Creamy Lobster Spinach Linguine

This Creamy Lobster Spinach Linguine recipe is a real special dish for the summer and many seasons ahead. The perfect easy weeknight meal on any given day for the entire family. Based with a delicious creamy tuscan parmesan sauce and paired with gluten-free linguine, which all works amazingly with the addition of spinach. Plus, who doesn’t like a nicely topped lobster tail to bring everything together, right? Truly a comforting recipe with every bite. 
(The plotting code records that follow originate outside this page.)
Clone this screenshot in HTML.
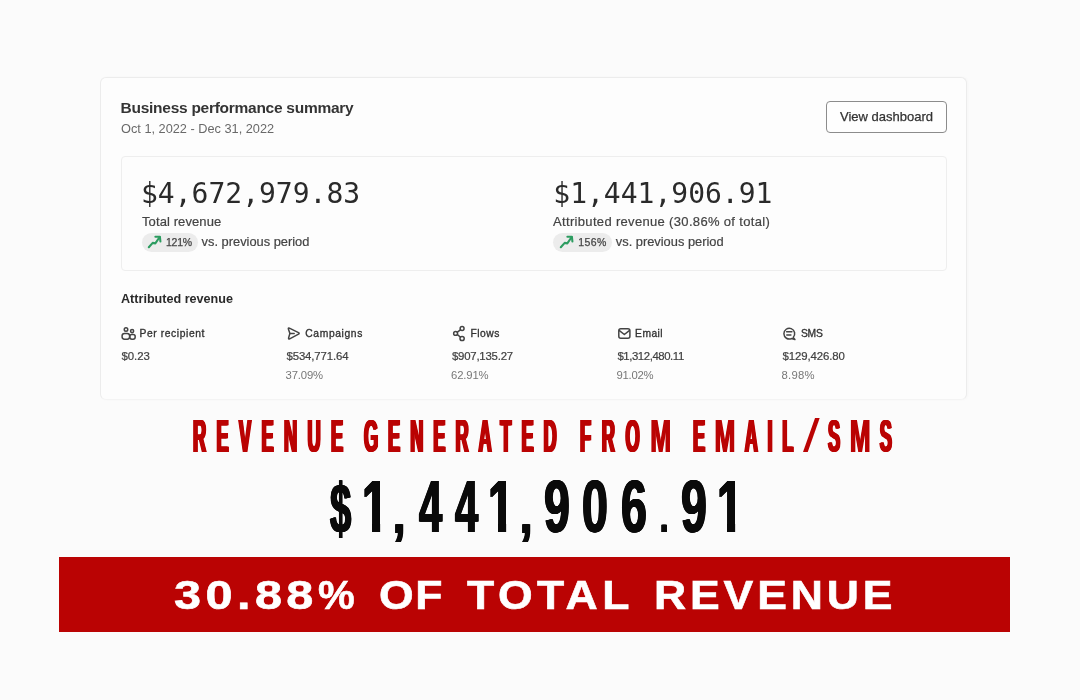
<!DOCTYPE html>
<html lang="en">
<head>
<meta charset="utf-8">
<title>Business performance summary</title>
<style>
  html, body { margin: 0; padding: 0; }
  body {
    width: 1080px; height: 700px; overflow: hidden; position: relative;
    background: #fbfbfb;
    font-family: "Liberation Sans", sans-serif;
    color: #2b2b2b;
  }
  .abs { position: absolute; white-space: nowrap; line-height: 1; }

  /* ---------- dashboard card ---------- */
  .card {
    position: absolute; left: 100px; top: 77px; width: 867px; height: 323px;
    box-sizing: border-box;
    background: #fdfdfd; border: 1px solid #ececec; border-bottom-color: #f4f4f4; border-radius: 6px;
    box-shadow: 1px 0 3px rgba(0,0,0,0.025);
  }
  .title { left: 120.6px; top: 99.7px; font-size: 15.5px; letter-spacing: -0.27px; font-weight: bold; color: #343434; }
  .dates { left: 121px; top: 122.5px; font-size: 12.75px; color: #696969; }
  .btn {
    position: absolute; left: 826px; top: 101px; width: 121px; height: 32px;
    box-sizing: border-box; border: 1px solid #8c8c8c; border-radius: 4px;
    background: #fefefe; color: #333; font-size: 13px; text-align: center; line-height: 30px;
    -webkit-text-stroke: 0.25px #333;
  }
  .inner {
    position: absolute; left: 121px; top: 156px; width: 826px; height: 115px;
    box-sizing: border-box; border: 1px solid #eeeeee; border-radius: 4px;
  }
  .big {
    font-family: "DejaVu Sans Mono", "Liberation Mono", monospace;
    font-size: 28px; color: #2a2a2a; top: 179.6px;
  }
  .lbl { font-size: 13px; letter-spacing: 0.1px; color: #444; top: 215px; -webkit-text-stroke: 0.2px #444; }
  .pill {
    position: absolute; top: 232.8px; width: 56.3px; height: 18.8px;
    border-radius: 9.4px; background: #ececec;
  }
  .pct { font-size: 10.5px; color: #454545; top: 237.3px; letter-spacing: -0.25px; -webkit-text-stroke: 0.25px #454545; }
  .vs  { font-size: 12.85px; color: #444; top: 236px; -webkit-text-stroke: 0.2px #444; }

  .sect { left: 121px; top: 292.7px; font-size: 12.6px; font-weight: bold; color: #2a2a2a; }
  .col-h { font-size: 10.3px; letter-spacing: 0.7px; color: #333; top: 328.9px; -webkit-text-stroke: 0.32px #333; }
  .col-v { font-size: 11.4px; color: #404040; top: 351.2px; -webkit-text-stroke: 0.2px #404040; }
  .col-p { font-size: 11.3px; color: #777; top: 370px; }

  .icons { position: absolute; left: 0; top: 0; width: 1080px; height: 700px; pointer-events: none; }
  .icons .ic { fill: none; stroke: #444; stroke-width: 1.5; stroke-linecap: round; stroke-linejoin: round; }
  .icons .up { fill: none; stroke: #2c9c60; stroke-width: 2.1; stroke-linecap: round; stroke-linejoin: round; }

  /* ---------- overlay typography ---------- */
  .head {
    top: 414px; font-size: 45.5px; font-weight: bold; color: #ba0303;
    transform-origin: 0 0; transform: scaleX(0.40); letter-spacing: 28px;
    text-shadow: -2.5px 0 0 #ba0303, -1.25px 0 0 #ba0303, 1.25px 0 0 #ba0303, 2.5px 0 0 #ba0303;
  }
  .head b { display: inline-block; font-weight: bold; transform-origin: 0 50%; transform: scaleX(1.36); margin-right: 13px;
    text-shadow: -1.1px 0 0 #ba0303, 1.1px 0 0 #ba0303; }
  .head u { display: inline-block; text-decoration: none; font-weight: normal; transform-origin: 0 50%; transform: scaleX(3.3); margin-right: 26px; text-shadow: none; }
  .amount { position: absolute; left: 0; top: 468.5px; width: 1080px; height: 75px; }
  .amount span {
    position: absolute; top: 0; display: block; white-space: nowrap; line-height: 1;
    font-size: 75px; font-weight: bold; color: #0a0a0a;
    transform-origin: 0 0; transform: scaleX(0.62);
    text-shadow: -1.4px 0 0 #0a0a0a, -0.7px 0 0 #0a0a0a, 0.7px 0 0 #0a0a0a, 1.4px 0 0 #0a0a0a;
  }
  .amount .dol { font-size: 70px; transform: scaleX(0.545); top: 5.5px; }
  .amount .four { transform: scaleX(0.555); }
  .amount .com { font-size: 60px; top: 14.2px; transform: scaleX(0.73); }
  .amount .dot { font-size: 48px; top: 23.9px; transform: scaleX(0.62); }
  /* trim the foot serif of Liberation's "1" so it reads like a gothic 1 */
  .amount .one { clip-path: polygon(0 0, 70.5% 0, 70.5% 100%, 38.6% 100%, 38.6% 72.8%, 0 72.8%); }
  .banner {
    position: absolute; left: 59px; top: 557px; width: 951px; height: 75px; background: #ba0303;
  }
  .banner-t {
    top: 574.6px; font-size: 40.5px; font-weight: bold; color: #fff; -webkit-text-stroke: 0.6px #fff;
    transform-origin: 0 0; transform: scaleX(1.2);
  }
  .banner-t.w { transform: scaleX(1.1); }
  .banner-t i { display: inline-block; font-style: normal; transform-origin: 0 50%; transform: scaleX(0.85); margin-right: -5.4px; }
</style>
</head>
<body>

<div class="card"></div>
<div class="abs title" role="heading" aria-level="2">Business performance summary</div>
<div class="abs dates">Oct 1, 2022 - Dec 31, 2022</div>
<div class="btn" role="button">View dashboard</div>

<div class="inner"></div>

<div class="abs big" style="left:141px">$4,672,979.83</div>
<div class="abs lbl" style="left:142px">Total revenue</div>
<div class="pill" style="left:141.9px"></div>
<div class="abs pct" style="left:166px">121%</div>
<div class="abs vs" style="left:201.6px">vs. previous period</div>

<div class="abs big" style="left:553.3px">$1,441,906.91</div>
<div class="abs lbl" style="left:553px;letter-spacing:0.33px">Attributed revenue (30.86% of total)</div>
<div class="pill" style="left:553px;width:59px"></div>
<div class="abs pct" style="left:578.2px;letter-spacing:0.45px">156%</div>
<div class="abs vs" style="left:615.8px">vs. previous period</div>

<div class="abs sect" role="heading" aria-level="3">Attributed revenue</div>

<div class="abs col-h" style="left:139.5px;letter-spacing:0.59px">Per recipient</div>
<div class="abs col-v" style="left:121.4px;letter-spacing:0.00px">$0.23</div>

<div class="abs col-h" style="left:305.3px;letter-spacing:0.62px">Campaigns</div>
<div class="abs col-v" style="left:286.5px;letter-spacing:-0.13px">$534,771.64</div>
<div class="abs col-p" style="left:285.6px;letter-spacing:-0.16px">37.09%</div>

<div class="abs col-h" style="left:470.5px;letter-spacing:0.50px">Flows</div>
<div class="abs col-v" style="left:451.9px;letter-spacing:-0.21px">$907,135.27</div>
<div class="abs col-p" style="left:451.1px;letter-spacing:-0.16px">62.91%</div>

<div class="abs col-h" style="left:635.1px;letter-spacing:0.42px">Email</div>
<div class="abs col-v" style="left:617.4px;letter-spacing:-0.43px">$1,312,480.11</div>
<div class="abs col-p" style="left:616.6px;letter-spacing:-0.29px">91.02%</div>

<div class="abs col-h" style="left:800.9px;letter-spacing:-0.18px">SMS</div>
<div class="abs col-v" style="left:782.4px;letter-spacing:-0.08px">$129,426.80</div>
<div class="abs col-p" style="left:781.6px;letter-spacing:0.20px">8.98%</div>


<svg class="icons" viewBox="0 0 1080 700" aria-hidden="true">
  <!-- trending-up arrows inside the badges -->
  <g class="up">
    <path d="M148.8 247.2 L152.7 242.9 L155.3 243.4 L159.7 237.0"/>
    <path d="M155.4 236.8 L159.9 236.8 L160.4 241.5"/>
  </g>
  <g class="up" transform="translate(412 0)">
    <path d="M148.8 247.2 L152.7 242.9 L155.3 243.4 L159.7 237.0"/>
    <path d="M155.4 236.8 L159.9 236.8 L160.4 241.5"/>
  </g>
  <!-- per recipient: two people -->
  <g class="ic">
    <circle cx="126" cy="329.6" r="1.75"/>
    <rect x="122.1" y="333.4" width="7.5" height="5.8" rx="2.4"/>
    <circle cx="132.1" cy="331.1" r="1.55"/>
    <rect x="129.8" y="334.6" width="5.4" height="4.6" rx="2.1"/>
  </g>
  <!-- campaigns: paper plane -->
  <g class="ic">
    <path d="M289.9 333.4 L288.4 329.1 Q288.0 327.7 289.4 328.2 L298.5 332.7 Q299.8 333.4 298.5 334.1 L289.7 338.8 Q288.3 339.4 288.6 338.0 Z"/>
    <path d="M289.9 333.4 H294.2"/>
  </g>
  <!-- flows: three linked nodes -->
  <g class="ic">
    <circle cx="462.1" cy="328.5" r="1.95"/>
    <circle cx="455.6" cy="333.4" r="1.95"/>
    <circle cx="462.1" cy="338.5" r="2.1"/>
    <path d="M457.4 332.2 L460.4 329.9 M457.4 334.7 L460.3 337.0"/>
  </g>
  <!-- email: envelope -->
  <g class="ic">
    <rect x="618.8" y="328.8" width="11.1" height="9.4" rx="2"/>
    <path d="M619.4 330.6 L624.35 334.5 L629.3 330.6"/>
  </g>
  <!-- sms: chat bubble -->
  <g class="ic">
    <path d="M793.2 337.4 A5.4 5.4 0 1 0 791.5 338.6 L794.9 339.5 Z"/>
    <path d="M786.6 331.8 H791.9 M786.8 335.1 H790.9"/>
  </g>
</svg>

<!--HEAD-->
<div class="abs head" style="left:192.6px;letter-spacing:25.94px">REVENUE</div>
<div class="abs head" style="left:364.4px;letter-spacing:24.91px">GENERATED</div>
<div class="abs head" style="left:579.6px;letter-spacing:26.50px">FRO<b>M</b></div>
<div class="abs head" style="left:692.6px;letter-spacing:24.06px">E<b>M</b>AIL<u>/</u>S<b>M</b>S</div>
<!--/HEAD-->
<!--AMT--><div class="amount"><span class="dol" style="left:330.0px">$</span><span class="one" style="left:362.0px">1</span><span class="com" style="left:393.2px">,</span><span class="four" style="left:418.6px">4</span><span class="four" style="left:455.2px">4</span><span class="one" style="left:488.1px">1</span><span class="com" style="left:520.0px">,</span><span style="left:543.6px">9</span><span style="left:581.8px">0</span><span style="left:620.5px">6</span><span class="dot" style="left:660.2px">.</span><span style="left:681.1px">9</span><span class="one" style="left:717.0px">1</span></div><!--/AMT-->
<div class="banner"></div>
<!--BAN-->
<div class="abs banner-t" style="left:173.8px;letter-spacing:3.70px">30.88<i>%</i></div>
<div class="abs banner-t w" style="left:378.7px;letter-spacing:1.38px">OF</div>
<div class="abs banner-t w" style="left:467.0px;letter-spacing:4.09px">TOTAL</div>
<div class="abs banner-t w" style="left:654.0px;letter-spacing:3.50px">REVENUE</div>
<!--/BAN-->

</body>
</html>
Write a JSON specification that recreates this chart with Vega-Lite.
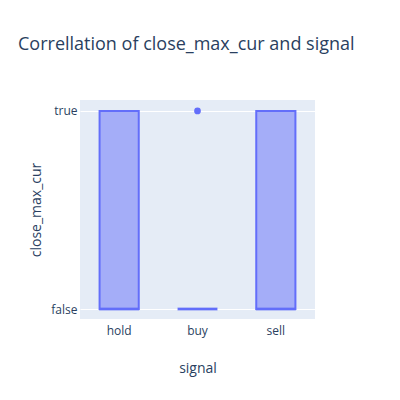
{
  "$schema": "https://vega.github.io/schema/vega-lite/v6.json",
  "width": 235,
  "height": 219,
  "autosize": "none",
  "padding": {"left": 80, "top": 100, "right": 85, "bottom": 81},
  "background": "white",
  "title": {
    "text": "Correllation of close_max_cur and signal",
    "anchor": "start",
    "frame": "group",
    "dx": -62,
    "offset": 46,
    "font": "Open Sans",
    "fontSize": 18,
    "fontWeight": "normal",
    "color": "#2a3f5f"
  },
  "config": {
    "view": {"fill": "#E5ECF6", "stroke": null},
    "axis": {
      "labelFont": "Open Sans",
      "labelFontSize": 12,
      "labelColor": "#2a3f5f",
      "titleFont": "Open Sans",
      "titleFontSize": 14,
      "titleFontWeight": "normal",
      "titleColor": "#2a3f5f",
      "domain": false,
      "ticks": false
    }
  },
  "datasets": {
    "boxes": [
      {"signal": "hold", "q1": 0, "median": 0, "q3": 1},
      {"signal": "buy", "q1": 0, "median": 0, "q3": 0},
      {"signal": "sell", "q1": 0, "median": 0, "q3": 1}
    ],
    "outliers": [
      {"signal": "buy", "close_max_cur": 1}
    ]
  },
  "encoding": {
    "x": {
      "field": "signal",
      "type": "nominal",
      "sort": ["hold", "buy", "sell"],
      "scale": {"domain": ["hold", "buy", "sell"], "paddingInner": 0, "paddingOuter": 0},
      "axis": {"labelAngle": 0, "labelPadding": 6, "grid": false, "title": "signal", "titlePadding": 25}
    }
  },
  "layer": [
    {
      "data": {"name": "boxes"},
      "mark": {"type": "bar", "width": {"band": 0.5}, "fill": "#636efa", "fillOpacity": 0.5, "stroke": "#636efa", "strokeWidth": 2},
      "encoding": {
        "y": {
          "field": "q1",
          "type": "quantitative",
          "scale": {"domain": [-0.05, 1.055], "nice": false, "zero": false},
          "axis": {
            "values": [0, 1],
            "labelExpr": "datum.value == 1 ? 'true' : 'false'",
            "gridColor": "white",
            "gridWidth": 1,
            "labelPadding": 3,
            "title": "close_max_cur",
            "titlePadding": 7
          }
        },
        "y2": {"field": "q3"}
      }
    },
    {
      "data": {"name": "boxes"},
      "mark": {"type": "tick", "color": "#636efa", "thickness": 3, "size": 40},
      "encoding": {
        "y": {"field": "median", "type": "quantitative"}
      }
    },
    {
      "data": {"name": "outliers"},
      "mark": {"type": "point", "filled": true, "color": "#636efa", "opacity": 1, "size": 45},
      "encoding": {
        "y": {"field": "close_max_cur", "type": "quantitative"}
      }
    }
  ]
}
Creamy Lobster Spinach Linguine

INGREDIENTS

  • 2 large Lobster tails
  • 1 (12 oz.) pack Linguine pasta, Gluten-Free (I use Bionaturae Organic)
  • 2 Tbsps Extra virgin olive oil (I use California Olive Ranch)
  • 1 cup organic chicken stock, low-sodium (I use Pacific Foods)
  • 1 cup organic heavy cream (I use Organic Valley)
  • 1 cup grated parmesan cheese + more if desired!
  • 1/4 cup dry white wine
  • 4 garlic cloves, minced
  • 1-2 cups organic spinach
  • 1 cup grape tomatoes, sliced (optional)

Spices + Herbs:

  • 2 tsps dried oregano (I use McCormick Spice)
  • 2 tsps dried basil (I use McCormick Spice)
  • 1 tsp black pepper (I use McCormick Spice)
  • 1/2 tsp sea salt (I use McCormick Spice)
  • 1 tsp red pepper flakes  (I use McCormick Spice)
  • 2 tsps garlic powder  (I use McCormick Spice)
  • 2 tsps dried parsley (I use McCormick Spice)

Butter Mixture:

  • 1 cup unsalted butter, melted (I use Land O' Lakes)
  • 1 tsp smoked paprika (I use McCormick Spice)
  • 1 tsp garlic powder (I use McCormick Spice)
  • 1 tsp dried parsley (I use McCormick Spice)

INSTRUCTIONS

  • Preheat your oven to 400 degrees Fahrenheit and prepare a medium skillet or baking sheet.
  • To prep lobster tails, slightly crack shell and remove most of lobster meat outside of shell without completely detaching shell from meat. **NOTE: This allows the lobster meat to fully cook through with shell blocking it.**
  • Add lobster tails to pan and generously brush tops of lobster meat with butter mixture and bake everything for 15-20 minutes or so.
  • In the meantime, cook the linguine pasta according to the packaging (about 8-11 minutes) and drain. Set aside.
  • In a large skillet, add olive oil over medium-high heat and add garlic cloves, cooking until translucent and fragrant, about 2-3 minutes.
  • Add the white wine, chicken stock, and heavy cream, whisking everything together well. Let it begin to bubble. Now, add in seasonings and continue to whisk until well combined. 
  • Reduce the heat to low so that everything simmers for 5 minutes or so. 
  • Add parmesan cheese and continue to whisk until cheese completely melts and sauce becomes nice and creamy. 
  • Lastly, add in the spinach and let cook for another minute or 2, until spinach softens and wilts. 
  • Add in pasta and toss everything together until full coated. Remove from heat.
  •  Once lobster is cooked through, remove from oven and let cool slightly. 
  • To serve immediately, add pasta to a bowl and top with lobster tail. Brush additional butter mixture to top of lobster tail and enjoy!